The premixed flame propagation model is generally used to explain the lift-off phenomenon of diffusion jet fires [1,2] and JFRFF [14]. The flame base stabilizes at a region where the local gas flow velocity equals the flame burning speed of the fuel–air mixture. The flow circulation (vortex intensity) significantly reduces the lift-off height of JFRFF under L = 0 cm [14]. Accordingly, the decrease in the vortex intensity would increase the lift-off height, as the nozzle height increases within the ground boundary layer. In comparison, as the nozzle height increases to be above the ground boundary layer, the further increase in lift-off height results from less air entrainment in the lift-off region, even though the vortex intensity continues to decrease. Note that the vortex intensity suppresses the turbulent mixing between air and fuel in the flame above the boundary layer [40]. Less air entrainment means that the fuel–air mixture of high momentum needs to travel a larger distance to reach the flame burning velocity. Moreover, the slit width seems to only have a small effect on the lift-off height.

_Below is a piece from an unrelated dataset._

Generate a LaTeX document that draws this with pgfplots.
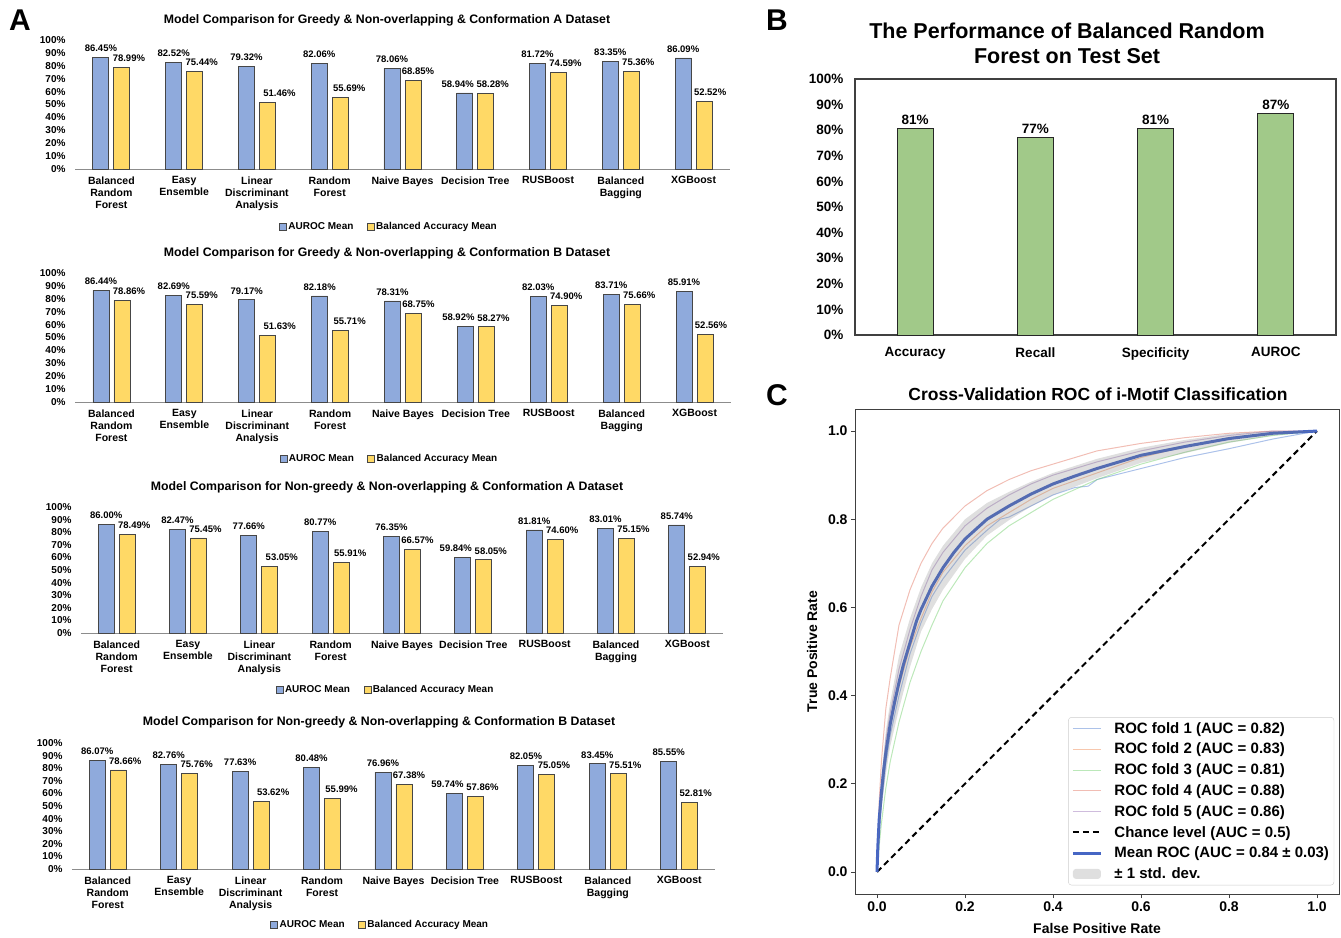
\documentclass[border=0pt]{standalone}
\usepackage{pgfplots}
\usepackage{pgfplotstable}
\pgfplotsset{compat=1.18}
\usepackage{fontspec}
\setmainfont{Liberation Sans}

\definecolor{barblue}{RGB}{143,170,220}
\definecolor{baryellow}{RGB}{255,217,102}
\definecolor{baredge}{RGB}{70,70,70}
\definecolor{bargreen}{RGB}{161,201,137}
\definecolor{foldA}{RGB}{72,120,208}
\definecolor{foldB}{RGB}{238,133,74}
\definecolor{foldC}{RGB}{106,204,100}
\definecolor{foldD}{RGB}{225,110,90}
\definecolor{foldE}{RGB}{149,108,180}
\definecolor{meanblue}{RGB}{70,102,196}

\pgfplotstableread{
au ba da db
86.45 78.99 0 7
82.52 75.44 0 7
79.32 51.46 0 12
82.06 55.69 0 9
78.06 68.85 0 5
58.94 58.28 -7 7
81.72 74.59 0 7
83.35 75.36 0 7
86.09 52.52 0 6
}\tAa
\pgfplotstableread{
au ba da db
86.44 78.86 0 7
82.69 75.59 0 7
79.17 51.63 0 12
82.18 55.71 0 9
78.31 68.75 0 5
58.92 58.27 -7 7
82.03 74.90 0 7
83.71 75.66 0 7
85.91 52.56 0 6
}\tAb
\pgfplotstableread{
au ba da db
86.00 78.49 0 7
82.47 75.45 0 7
77.66 53.05 0 12
80.77 55.91 0 9
76.35 66.57 0 5
59.84 58.05 -7 7
81.81 74.60 0 7
83.01 75.15 0 7
85.74 52.94 0 6
}\tAc
\pgfplotstableread{
au ba da db
86.07 78.66 0 7
82.76 75.76 0 7
77.63 53.62 0 12
80.48 55.99 0 9
76.96 67.38 0 5
59.74 57.86 -7 7
82.05 75.05 0 7
83.45 75.51 0 7
85.55 52.81 0 6
}\tAd
\pgfplotstableread{
x v
0 80.7
1 77.2
2 80.8
3 86.6
}\tB

\pgfplotsset{
  /pgf/number format/assume math mode=true,
  sqleg/.style={legend image code/.code={\draw[##1] (0pt,-3.5pt) rectangle (7pt,3.5pt);}},
  lineleg/.style={legend image code/.code={\draw[##1] (0pt,0pt) -- (28pt,0pt);}},
  bandleg/.style={legend image code/.code={\fill[##1] (0pt,-5pt) rectangle (28pt,5pt);}},
  Abar/.style={
    anchor=south west, scale only axis,
    ybar=5pt, bar width=16pt,
    xmin=-0.5, xmax=8.5, ymin=0, ymax=100,
    xtick={0,...,8},
    xticklabels={{Balanced\\Random\\Forest},{Easy\\Ensemble},{Linear\\Discriminant\\Analysis},{Random\\Forest},{Naive Bayes},{Decision Tree},{RUSBoost},{Balanced\\Bagging},{XGBoost}},
    ytick={0,10,...,100},
    yticklabel={\pgfmathprintnumber{\tick}\%},
    axis x line=bottom, axis y line=left,
    x axis line style={-, draw=black!45, line width=1pt},
    y axis line style={draw=none},
    major tick length=0pt,
    yticklabel style={font=\bfseries\fontsize{10}{11}\selectfont, xshift=-6pt},
    xticklabel style={align=center, font=\bfseries\fontsize{10.5}{12}\selectfont, yshift=-4pt},
    nodes near coords={\pgfmathprintnumber[fixed,fixed zerofill,precision=2]{\pgfplotspointmeta}\%},
    every node near coord/.append style={font=\bfseries\fontsize{9.5}{10}\selectfont, yshift=2pt},
    legend style={anchor=center, draw=none, fill=none, legend columns=2,
      font=\bfseries\fontsize{10}{11}\selectfont,
      /tikz/every even column/.append style={column sep=12pt}, nodes={inner sep=1.5pt}},
    clip=false,
  },
  Ablue/.style={fill=barblue, draw=baredge, line width=0.8pt, sqleg,
    visualization depends on={\thisrow{da}\as\dxa},
    every node near coord/.append style={xshift=\dxa pt}},
  Ayel/.style={fill=baryellow, draw=baredge, line width=0.8pt, sqleg,
    visualization depends on={\thisrow{db}\as\dxb},
    every node near coord/.append style={xshift=\dxb pt}},
}

\begin{document}
\begin{tikzpicture}
\path[use as bounding box] (0pt,0pt) rectangle (1341pt,-937pt);

% ---------- A1
\begin{axis}[Abar, at={(75pt,-169pt)}, width=655pt, height=129pt,
  legend style={at={(0.479,-0.45)}}]
\addplot[Ablue] table[x expr=\coordindex, y=au]{\tAa};
\addplot[Ayel] table[x expr=\coordindex, y=ba]{\tAa};
\legend{AUROC Mean, Balanced Accuracy Mean}
\end{axis}
% ---------- A2
\begin{axis}[Abar, at={(75pt,-402pt)}, width=656pt, height=129pt,
  legend style={at={(0.479,-0.442)}}]
\addplot[Ablue] table[x expr=\coordindex, y=au]{\tAb};
\addplot[Ayel] table[x expr=\coordindex, y=ba]{\tAb};
\legend{AUROC Mean, Balanced Accuracy Mean}
\end{axis}
% ---------- A3
\begin{axis}[Abar, at={(81pt,-633pt)}, width=642pt, height=126pt,
  legend style={at={(0.474,-0.452)}}]
\addplot[Ablue] table[x expr=\coordindex, y=au]{\tAc};
\addplot[Ayel] table[x expr=\coordindex, y=ba]{\tAc};
\legend{AUROC Mean, Balanced Accuracy Mean}
\end{axis}
% ---------- A4
\begin{axis}[Abar, at={(72pt,-869pt)}, width=643pt, height=126pt,
  legend style={at={(0.479,-0.444)}}]
\addplot[Ablue] table[x expr=\coordindex, y=au]{\tAd};
\addplot[Ayel] table[x expr=\coordindex, y=ba]{\tAd};
\legend{AUROC Mean, Balanced Accuracy Mean}
\end{axis}

% ---------- B
\begin{axis}[anchor=south west, at={(855pt,-335pt)}, scale only axis,
  width=481pt, height=256pt, ybar, bar width=36pt,
  xmin=-0.5, xmax=3.5, ymin=0, ymax=100,
  xtick={0,1,2,3}, xticklabels={Accuracy,Recall,Specificity,AUROC},
  ytick={0,10,...,100}, yticklabel={\pgfmathprintnumber{\tick}\%},
  axis line style={draw=black!75, line width=1.2pt},
  major tick length=0pt,
  tick label style={font=\bfseries\fontsize{13.5}{15}\selectfont},
  yticklabel style={xshift=-8pt}, xticklabel style={yshift=-9pt},
  nodes near coords={\pgfmathprintnumber[fixed,precision=0]{\pgfplotspointmeta}\%},
  every node near coord/.append style={font=\bfseries\fontsize{13.5}{15}\selectfont, yshift=0pt},
  clip=false]
\addplot[fill=bargreen, draw=black!85, line width=1pt] table[x=x,y=v]{\tB};
\end{axis}

% ---------- C
\begin{axis}[anchor=south west, at={(855pt,-894pt)}, scale only axis,
  width=484pt, height=485pt,
  xmin=-0.05, xmax=1.05, ymin=-0.05, ymax=1.05,
  xtick={0,0.2,0.4,0.6,0.8,1}, ytick={0,0.2,0.4,0.6,0.8,1},
  xtick pos=bottom, ytick pos=left, tick align=outside, major tick length=4pt,
  tick style={black!75, line width=0.8pt},
  axis line style={black!75, line width=1pt},
  tick label style={font=\bfseries\fontsize{14}{16}\selectfont},
  xticklabel style={/pgf/number format/fixed, /pgf/number format/fixed zerofill, /pgf/number format/precision=1},
  yticklabel style={/pgf/number format/fixed, /pgf/number format/fixed zerofill, /pgf/number format/precision=1},
  xlabel={False Positive Rate}, ylabel={True Positive Rate},
  label style={font=\bfseries\fontsize{14}{16}\selectfont},
  xlabel style={yshift=-5pt}, ylabel style={yshift=4pt},
  legend cell align=left,
  legend style={at={(0.99,0.018)}, anchor=south east, draw=black!20, rounded corners=3pt,
    fill=white, font=\bfseries\fontsize{15}{17}\selectfont, row sep=4.4pt,
    inner sep=3pt,
    /tikz/every odd column/.append style={column sep=10pt}}]
\addplot[foldA, draw opacity=0.45, line width=1pt, lineleg] coordinates {
(0,0) (0.005,0.09) (0.01,0.15) (0.02,0.245) (0.03,0.31) (0.05,0.40) (0.075,0.495) (0.1,0.565) (0.125,0.625) (0.15,0.665) (0.2,0.73) (0.25,0.775) (0.28,0.80) (0.3,0.805) (0.35,0.83) (0.4,0.855) (0.45,0.872) (0.48,0.875) (0.5,0.89) (0.6,0.915) (0.7,0.94) (0.8,0.96) (0.9,0.982) (1,1)};
\addlegendentry{ROC fold 1 (AUC = 0.82)}
\addplot[foldB, draw opacity=0.45, line width=1pt, lineleg] coordinates {
(0,0) (0.005,0.11) (0.01,0.18) (0.02,0.27) (0.03,0.33) (0.05,0.42) (0.075,0.51) (0.1,0.575) (0.125,0.635) (0.15,0.68) (0.2,0.74) (0.25,0.785) (0.3,0.815) (0.35,0.845) (0.4,0.87) (0.5,0.905) (0.6,0.94) (0.7,0.965) (0.8,0.985) (0.9,0.995) (1,1)};
\addlegendentry{ROC fold 2 (AUC = 0.83)}
\addplot[foldC, draw opacity=0.45, line width=1pt, lineleg] coordinates {
(0,0) (0.005,0.06) (0.01,0.11) (0.02,0.19) (0.03,0.25) (0.05,0.34) (0.075,0.43) (0.1,0.50) (0.125,0.56) (0.15,0.615) (0.2,0.69) (0.25,0.745) (0.3,0.785) (0.35,0.815) (0.4,0.845) (0.5,0.89) (0.6,0.925) (0.7,0.952) (0.8,0.975) (0.9,0.99) (1,1)};
\addlegendentry{ROC fold 3 (AUC = 0.81)}
\addplot[foldD, draw opacity=0.45, line width=1pt, lineleg] coordinates {
(0,0) (0.005,0.16) (0.01,0.25) (0.02,0.37) (0.03,0.44) (0.05,0.56) (0.075,0.64) (0.1,0.70) (0.125,0.745) (0.15,0.78) (0.2,0.83) (0.25,0.865) (0.3,0.89) (0.35,0.91) (0.4,0.925) (0.5,0.955) (0.6,0.972) (0.7,0.985) (0.8,0.995) (0.9,1) (1,1)};
\addlegendentry{ROC fold 4 (AUC = 0.88)}
\addplot[foldE, draw opacity=0.45, line width=1pt, lineleg] coordinates {
(0,0) (0.005,0.12) (0.01,0.19) (0.02,0.30) (0.03,0.36) (0.05,0.46) (0.075,0.55) (0.1,0.625) (0.125,0.685) (0.15,0.725) (0.2,0.785) (0.25,0.825) (0.3,0.855) (0.35,0.88) (0.4,0.90) (0.5,0.93) (0.6,0.955) (0.7,0.975) (0.8,0.99) (0.9,1) (1,1)};
\addlegendentry{ROC fold 5 (AUC = 0.86)}
\addplot[black, line width=2pt, dash pattern=on 6pt off 4pt, lineleg] coordinates {(0,0) (1,1)};
\addlegendentry{Chance level (AUC = 0.5)}
\addplot[meanblue, line width=3pt, lineleg] coordinates {
(0,0) (0.002,0.06) (0.005,0.12) (0.01,0.18) (0.015,0.23) (0.02,0.27) (0.03,0.335) (0.04,0.385) (0.05,0.43) (0.06,0.47) (0.075,0.52) (0.09,0.57) (0.1,0.595) (0.125,0.648) (0.15,0.69) (0.175,0.725) (0.2,0.755) (0.25,0.80) (0.3,0.83) (0.35,0.857) (0.4,0.88) (0.45,0.898) (0.5,0.915) (0.6,0.945) (0.7,0.965) (0.8,0.983) (0.9,0.995) (1,1)};
\addlegendentry{Mean ROC (AUC = 0.84 ± 0.03)}
\addplot[draw=none, fill=gray, fill opacity=0.25, bandleg] coordinates {
(0,0) (0.005,0.14) (0.01,0.215) (0.02,0.32) (0.03,0.385) (0.05,0.49) (0.075,0.575) (0.1,0.645) (0.125,0.70) (0.15,0.74) (0.2,0.80) (0.25,0.837) (0.3,0.862) (0.35,0.885) (0.4,0.905) (0.5,0.937) (0.6,0.962) (0.7,0.98) (0.8,0.994) (0.9,1) (1,1)
(1,1) (0.9,0.99) (0.8,0.973) (0.7,0.95) (0.6,0.928) (0.5,0.893) (0.4,0.855) (0.35,0.829) (0.3,0.798) (0.25,0.763) (0.2,0.71) (0.15,0.64) (0.125,0.596) (0.1,0.545) (0.075,0.465) (0.05,0.37) (0.03,0.285) (0.02,0.22) (0.01,0.145) (0.005,0.10) (0,0)};
\addlegendentry{± 1 std. dev.}
\end{axis}

% ---------- titles and panel letters
\node[font=\bfseries\fontsize{30}{32}\selectfont] at (20pt,-20pt) {A};
\node[font=\bfseries\fontsize{30}{32}\selectfont] at (777pt,-20pt) {B};
\node[font=\bfseries\fontsize{30}{32}\selectfont] at (777pt,-395pt) {C};
\node[font=\bfseries\fontsize{12.3}{14}\selectfont] at (387pt,-20pt) {Model Comparison for Greedy \& Non-overlapping \& Conformation A Dataset};
\node[font=\bfseries\fontsize{12.3}{14}\selectfont] at (387pt,-253pt) {Model Comparison for Greedy \& Non-overlapping \& Conformation B Dataset};
\node[font=\bfseries\fontsize{12.3}{14}\selectfont] at (387pt,-487pt) {Model Comparison for Non-greedy \& Non-overlapping \& Conformation A Dataset};
\node[font=\bfseries\fontsize{12.3}{14}\selectfont] at (379pt,-722pt) {Model Comparison for Non-greedy \& Non-overlapping \& Conformation B Dataset};
\node[font=\bfseries\fontsize{21.5}{25}\selectfont, align=center] at (1067pt,-43pt) {The Performance of Balanced Random\\Forest on Test Set};
\node[font=\bfseries\fontsize{17.5}{20}\selectfont] at (1098pt,-394pt) {Cross-Validation ROC of i-Motif Classification};
\end{tikzpicture}
\end{document}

The above analysis indicates that the lift-off height is affected by the nozzle height, vortex intensity, and exit velocity. The exit velocity would linearly increase the lift-off height of the free jet fire [3], while the vortex intensity decreases the lift-off height of JFRFF as compared to free jet fire. Thus, the correlation to fit the lift-off height is proposed as $h=A(u_e/\Gamma )$, in which A is the slope of the correlation. As shown in Figure 19, the correlation agrees well with the experimental data, except for some data of L = 0 cm that have an extremely low lift-off height. The slope of A seems to linearly increase as the nozzle height increases.

5. Conclusions

This study systematically investigates the effect of nozzle height on JFRFF through experimental and numerical simulations. The key findings are as follows:

(1)

As the nozzle height increases, the interaction between the burning flame and vortex flow reduces in strength, as evidenced by the sequential transition of flame states from SR to USR and ultimately to NR.

(2)

The radial distribution of the tangential velocity progressively deviates from the Burgers vortex model as the nozzle height increases, eventually approaching zero mean fluctuations in the NR state. The variation in the tangential velocity distribution at the nozzle height can serve as an effective indicator of the flame state transitions.

(3)

The vortex intensity and the flame length decrease monotonically as the nozzle height increases. The maximum flame diameter shows an inverse relationship, increasing with nozzle height. The relative position of maximum flame diameter follows a non-monotonic trend, initially increasing and then decreasing to match free jet fires. The critical flow circulation for the transition from SR to USR, derived from the flame length analysis, increases as the nozzle exit velocity increases.

(4)

The lift-off height significantly increases as the nozzle height increases, primarily due to reduced air entrainment near the nozzle exit, particularly when positioned above the ground boundary layer.

These findings establish fundamental insights for flare system design in industrial applications. Further research should focus on quantifying the thermal characteristics (flame temperature and radiation profiles) of JFRFF under varying nozzle heights to enable comprehensive safety assessments.